[Task statement]: Repeat the entries below exactly as they appear, with no pictures.

— Start —

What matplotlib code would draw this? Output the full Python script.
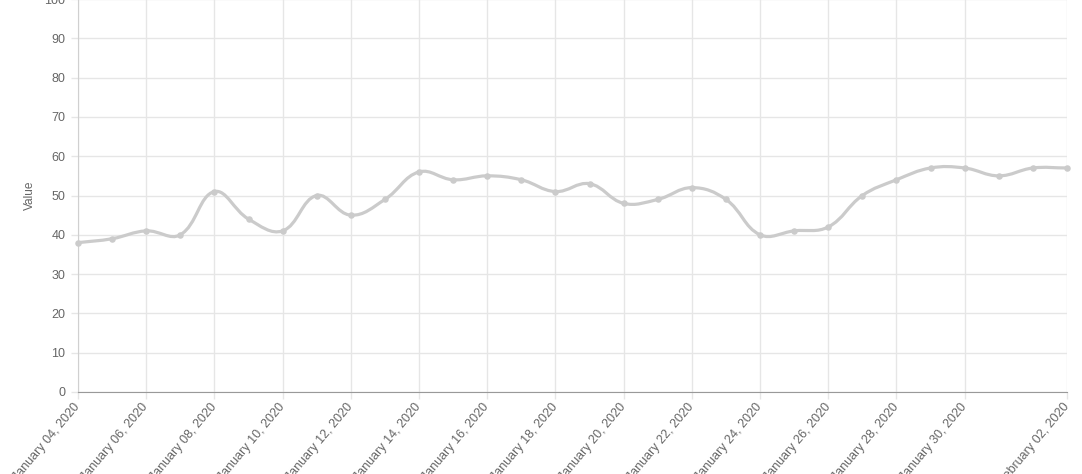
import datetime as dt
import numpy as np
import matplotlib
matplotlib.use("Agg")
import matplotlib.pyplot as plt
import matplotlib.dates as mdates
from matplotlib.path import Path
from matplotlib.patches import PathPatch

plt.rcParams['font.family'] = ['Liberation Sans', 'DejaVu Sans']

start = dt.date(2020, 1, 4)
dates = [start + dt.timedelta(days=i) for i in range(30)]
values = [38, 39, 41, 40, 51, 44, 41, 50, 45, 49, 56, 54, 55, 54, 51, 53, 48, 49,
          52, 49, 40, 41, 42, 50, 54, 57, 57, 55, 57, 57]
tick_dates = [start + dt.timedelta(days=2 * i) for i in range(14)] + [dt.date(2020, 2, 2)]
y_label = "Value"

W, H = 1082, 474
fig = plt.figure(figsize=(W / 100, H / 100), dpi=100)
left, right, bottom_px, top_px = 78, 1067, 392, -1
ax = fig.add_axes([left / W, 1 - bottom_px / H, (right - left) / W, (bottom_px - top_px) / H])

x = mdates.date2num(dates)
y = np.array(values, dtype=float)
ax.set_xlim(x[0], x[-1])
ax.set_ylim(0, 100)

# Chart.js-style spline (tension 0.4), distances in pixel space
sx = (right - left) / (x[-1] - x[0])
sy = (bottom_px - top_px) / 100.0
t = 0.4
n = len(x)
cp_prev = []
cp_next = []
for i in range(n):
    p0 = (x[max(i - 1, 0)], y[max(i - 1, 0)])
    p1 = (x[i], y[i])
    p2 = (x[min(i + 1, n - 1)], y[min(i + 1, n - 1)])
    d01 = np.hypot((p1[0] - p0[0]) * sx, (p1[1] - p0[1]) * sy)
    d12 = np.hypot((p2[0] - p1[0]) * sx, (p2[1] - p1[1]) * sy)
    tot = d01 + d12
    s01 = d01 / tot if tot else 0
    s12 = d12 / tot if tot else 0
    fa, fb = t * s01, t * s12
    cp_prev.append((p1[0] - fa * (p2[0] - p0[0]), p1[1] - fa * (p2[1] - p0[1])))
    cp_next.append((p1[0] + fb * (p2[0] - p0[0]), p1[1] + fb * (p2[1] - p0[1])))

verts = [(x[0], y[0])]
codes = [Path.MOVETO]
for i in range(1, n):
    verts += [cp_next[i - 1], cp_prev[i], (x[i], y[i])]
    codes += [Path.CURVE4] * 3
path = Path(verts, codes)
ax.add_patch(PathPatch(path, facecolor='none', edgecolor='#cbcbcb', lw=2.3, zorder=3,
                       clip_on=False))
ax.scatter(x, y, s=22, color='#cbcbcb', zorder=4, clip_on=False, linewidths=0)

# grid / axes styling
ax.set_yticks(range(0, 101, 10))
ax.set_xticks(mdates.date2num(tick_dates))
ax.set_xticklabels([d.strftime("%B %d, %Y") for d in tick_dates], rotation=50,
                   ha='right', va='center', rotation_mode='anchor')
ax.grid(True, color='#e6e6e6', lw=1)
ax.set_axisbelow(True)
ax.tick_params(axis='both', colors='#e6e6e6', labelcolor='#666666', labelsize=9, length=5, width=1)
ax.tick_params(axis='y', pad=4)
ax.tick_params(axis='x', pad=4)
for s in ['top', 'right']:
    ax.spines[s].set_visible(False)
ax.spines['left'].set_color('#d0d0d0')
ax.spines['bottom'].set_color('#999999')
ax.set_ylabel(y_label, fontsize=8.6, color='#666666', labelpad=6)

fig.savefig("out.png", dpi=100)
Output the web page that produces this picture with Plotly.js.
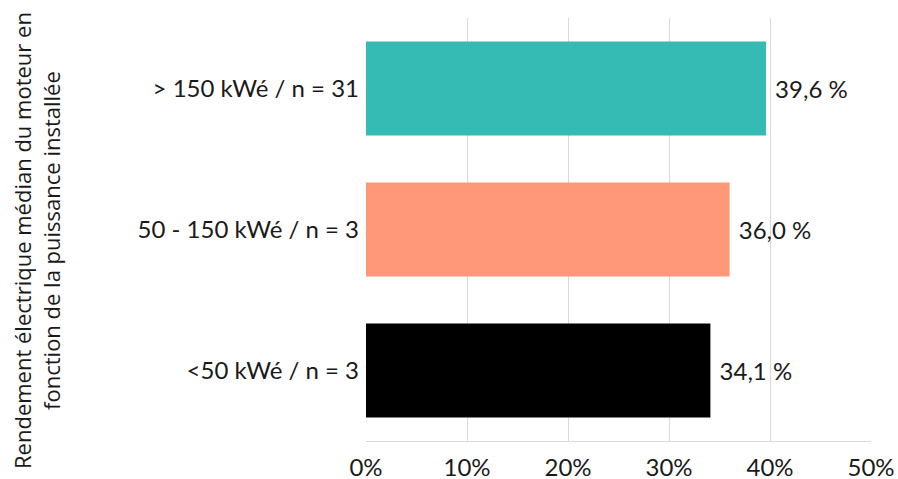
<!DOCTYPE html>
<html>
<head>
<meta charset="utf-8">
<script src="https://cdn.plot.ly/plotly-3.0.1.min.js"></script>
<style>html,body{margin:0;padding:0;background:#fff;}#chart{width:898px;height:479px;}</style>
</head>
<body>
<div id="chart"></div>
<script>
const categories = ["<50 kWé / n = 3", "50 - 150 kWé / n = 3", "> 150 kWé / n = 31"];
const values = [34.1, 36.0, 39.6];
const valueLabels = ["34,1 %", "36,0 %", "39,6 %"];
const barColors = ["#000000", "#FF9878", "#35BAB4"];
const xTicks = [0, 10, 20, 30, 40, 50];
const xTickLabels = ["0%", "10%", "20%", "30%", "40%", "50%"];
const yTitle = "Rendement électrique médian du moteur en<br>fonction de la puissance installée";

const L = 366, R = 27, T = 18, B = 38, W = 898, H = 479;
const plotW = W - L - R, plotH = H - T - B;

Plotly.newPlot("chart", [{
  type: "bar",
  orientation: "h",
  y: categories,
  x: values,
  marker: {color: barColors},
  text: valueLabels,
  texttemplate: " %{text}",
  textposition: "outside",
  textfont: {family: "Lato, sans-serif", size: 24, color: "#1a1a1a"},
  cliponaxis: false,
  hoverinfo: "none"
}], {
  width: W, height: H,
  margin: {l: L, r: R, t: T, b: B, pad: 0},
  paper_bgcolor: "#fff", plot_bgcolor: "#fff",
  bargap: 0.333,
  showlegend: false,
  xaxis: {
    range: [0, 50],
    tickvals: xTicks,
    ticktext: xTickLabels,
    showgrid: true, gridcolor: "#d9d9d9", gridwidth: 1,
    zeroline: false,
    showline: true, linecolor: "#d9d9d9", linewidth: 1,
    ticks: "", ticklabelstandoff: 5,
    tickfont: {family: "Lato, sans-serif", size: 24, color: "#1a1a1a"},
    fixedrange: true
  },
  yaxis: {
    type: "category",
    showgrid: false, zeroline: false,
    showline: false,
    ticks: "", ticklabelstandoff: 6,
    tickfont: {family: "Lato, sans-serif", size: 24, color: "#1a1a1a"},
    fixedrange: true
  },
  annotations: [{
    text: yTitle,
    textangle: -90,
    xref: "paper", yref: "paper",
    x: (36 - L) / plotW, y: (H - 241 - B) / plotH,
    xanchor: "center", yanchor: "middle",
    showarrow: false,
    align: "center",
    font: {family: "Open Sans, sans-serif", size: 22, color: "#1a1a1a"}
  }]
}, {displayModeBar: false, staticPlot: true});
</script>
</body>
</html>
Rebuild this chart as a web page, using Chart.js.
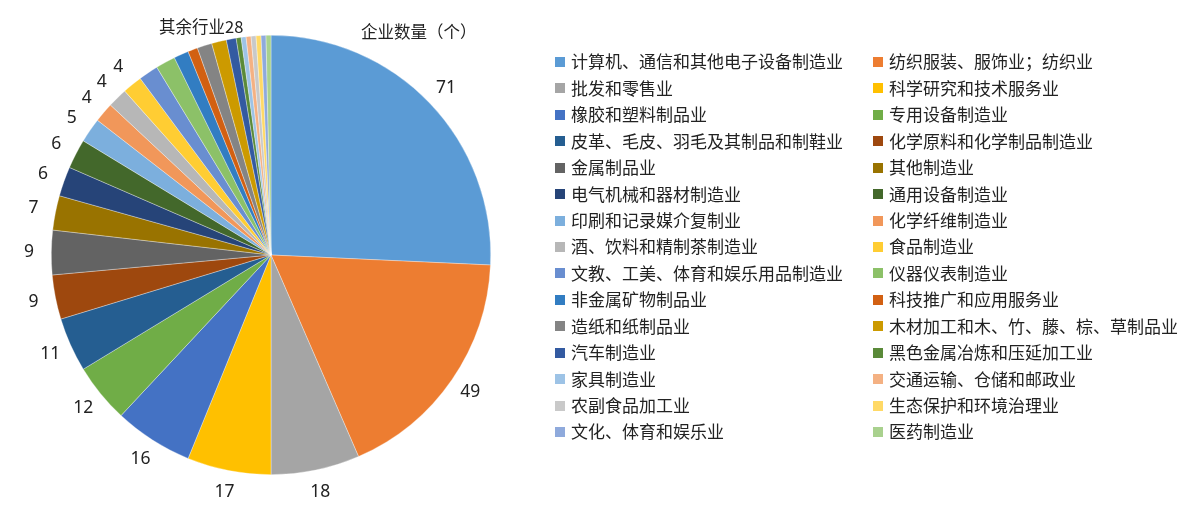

— End —

[Exercise response]:
What matplotlib code would draw this? Output the full Python script.
import datetime as dt
import numpy as np
import matplotlib
matplotlib.use("Agg")
import matplotlib.pyplot as plt
import matplotlib.dates as mdates
from matplotlib.path import Path
from matplotlib.patches import PathPatch

plt.rcParams['font.family'] = ['Liberation Sans', 'DejaVu Sans']

start = dt.date(2020, 1, 4)
dates = [start + dt.timedelta(days=i) for i in range(30)]
values = [38, 39, 41, 40, 51, 44, 41, 50, 45, 49, 56, 54, 55, 54, 51, 53, 48, 49,
          52, 49, 40, 41, 42, 50, 54, 57, 57, 55, 57, 57]
tick_dates = [start + dt.timedelta(days=2 * i) for i in range(14)] + [dt.date(2020, 2, 2)]
y_label = "Value"

W, H = 1082, 474
fig = plt.figure(figsize=(W / 100, H / 100), dpi=100)
left, right, bottom_px, top_px = 78, 1067, 392, -1
ax = fig.add_axes([left / W, 1 - bottom_px / H, (right - left) / W, (bottom_px - top_px) / H])

x = mdates.date2num(dates)
y = np.array(values, dtype=float)
ax.set_xlim(x[0], x[-1])
ax.set_ylim(0, 100)

# Chart.js-style spline (tension 0.4), distances in pixel space
sx = (right - left) / (x[-1] - x[0])
sy = (bottom_px - top_px) / 100.0
t = 0.4
n = len(x)
cp_prev = []
cp_next = []
for i in range(n):
    p0 = (x[max(i - 1, 0)], y[max(i - 1, 0)])
    p1 = (x[i], y[i])
    p2 = (x[min(i + 1, n - 1)], y[min(i + 1, n - 1)])
    d01 = np.hypot((p1[0] - p0[0]) * sx, (p1[1] - p0[1]) * sy)
    d12 = np.hypot((p2[0] - p1[0]) * sx, (p2[1] - p1[1]) * sy)
    tot = d01 + d12
    s01 = d01 / tot if tot else 0
    s12 = d12 / tot if tot else 0
    fa, fb = t * s01, t * s12
    cp_prev.append((p1[0] - fa * (p2[0] - p0[0]), p1[1] - fa * (p2[1] - p0[1])))
    cp_next.append((p1[0] + fb * (p2[0] - p0[0]), p1[1] + fb * (p2[1] - p0[1])))

verts = [(x[0], y[0])]
codes = [Path.MOVETO]
for i in range(1, n):
    verts += [cp_next[i - 1], cp_prev[i], (x[i], y[i])]
    codes += [Path.CURVE4] * 3
path = Path(verts, codes)
ax.add_patch(PathPatch(path, facecolor='none', edgecolor='#cbcbcb', lw=2.3, zorder=3,
                       clip_on=False))
ax.scatter(x, y, s=22, color='#cbcbcb', zorder=4, clip_on=False, linewidths=0)

# grid / axes styling
ax.set_yticks(range(0, 101, 10))
ax.set_xticks(mdates.date2num(tick_dates))
ax.set_xticklabels([d.strftime("%B %d, %Y") for d in tick_dates], rotation=50,
                   ha='right', va='center', rotation_mode='anchor')
ax.grid(True, color='#e6e6e6', lw=1)
ax.set_axisbelow(True)
ax.tick_params(axis='both', colors='#e6e6e6', labelcolor='#666666', labelsize=9, length=5, width=1)
ax.tick_params(axis='y', pad=4)
ax.tick_params(axis='x', pad=4)
for s in ['top', 'right']:
    ax.spines[s].set_visible(False)
ax.spines['left'].set_color('#d0d0d0')
ax.spines['bottom'].set_color('#999999')
ax.set_ylabel(y_label, fontsize=8.6, color='#666666', labelpad=6)

fig.savefig("out.png", dpi=100)
Output the web page that produces this picture with Plotly.js.
<!DOCTYPE html>
<html>
<head>
<meta charset="utf-8">
<script src="https://cdn.plot.ly/plotly-3.0.1.min.js"></script>
<style>html,body{margin:0;padding:0;background:#fff;}#chart{width:898px;height:479px;}</style>
</head>
<body>
<div id="chart"></div>
<script>
const categories = ["<50 kWé / n = 3", "50 - 150 kWé / n = 3", "> 150 kWé / n = 31"];
const values = [34.1, 36.0, 39.6];
const valueLabels = ["34,1 %", "36,0 %", "39,6 %"];
const barColors = ["#000000", "#FF9878", "#35BAB4"];
const xTicks = [0, 10, 20, 30, 40, 50];
const xTickLabels = ["0%", "10%", "20%", "30%", "40%", "50%"];
const yTitle = "Rendement électrique médian du moteur en<br>fonction de la puissance installée";

const L = 366, R = 27, T = 18, B = 38, W = 898, H = 479;
const plotW = W - L - R, plotH = H - T - B;

Plotly.newPlot("chart", [{
  type: "bar",
  orientation: "h",
  y: categories,
  x: values,
  marker: {color: barColors},
  text: valueLabels,
  texttemplate: " %{text}",
  textposition: "outside",
  textfont: {family: "Lato, sans-serif", size: 24, color: "#1a1a1a"},
  cliponaxis: false,
  hoverinfo: "none"
}], {
  width: W, height: H,
  margin: {l: L, r: R, t: T, b: B, pad: 0},
  paper_bgcolor: "#fff", plot_bgcolor: "#fff",
  bargap: 0.333,
  showlegend: false,
  xaxis: {
    range: [0, 50],
    tickvals: xTicks,
    ticktext: xTickLabels,
    showgrid: true, gridcolor: "#d9d9d9", gridwidth: 1,
    zeroline: false,
    showline: true, linecolor: "#d9d9d9", linewidth: 1,
    ticks: "", ticklabelstandoff: 5,
    tickfont: {family: "Lato, sans-serif", size: 24, color: "#1a1a1a"},
    fixedrange: true
  },
  yaxis: {
    type: "category",
    showgrid: false, zeroline: false,
    showline: false,
    ticks: "", ticklabelstandoff: 6,
    tickfont: {family: "Lato, sans-serif", size: 24, color: "#1a1a1a"},
    fixedrange: true
  },
  annotations: [{
    text: yTitle,
    textangle: -90,
    xref: "paper", yref: "paper",
    x: (36 - L) / plotW, y: (H - 241 - B) / plotH,
    xanchor: "center", yanchor: "middle",
    showarrow: false,
    align: "center",
    font: {family: "Open Sans, sans-serif", size: 22, color: "#1a1a1a"}
  }]
}, {displayModeBar: false, staticPlot: true});
</script>
</body>
</html>
Rebuild this chart as a web page, using Chart.js.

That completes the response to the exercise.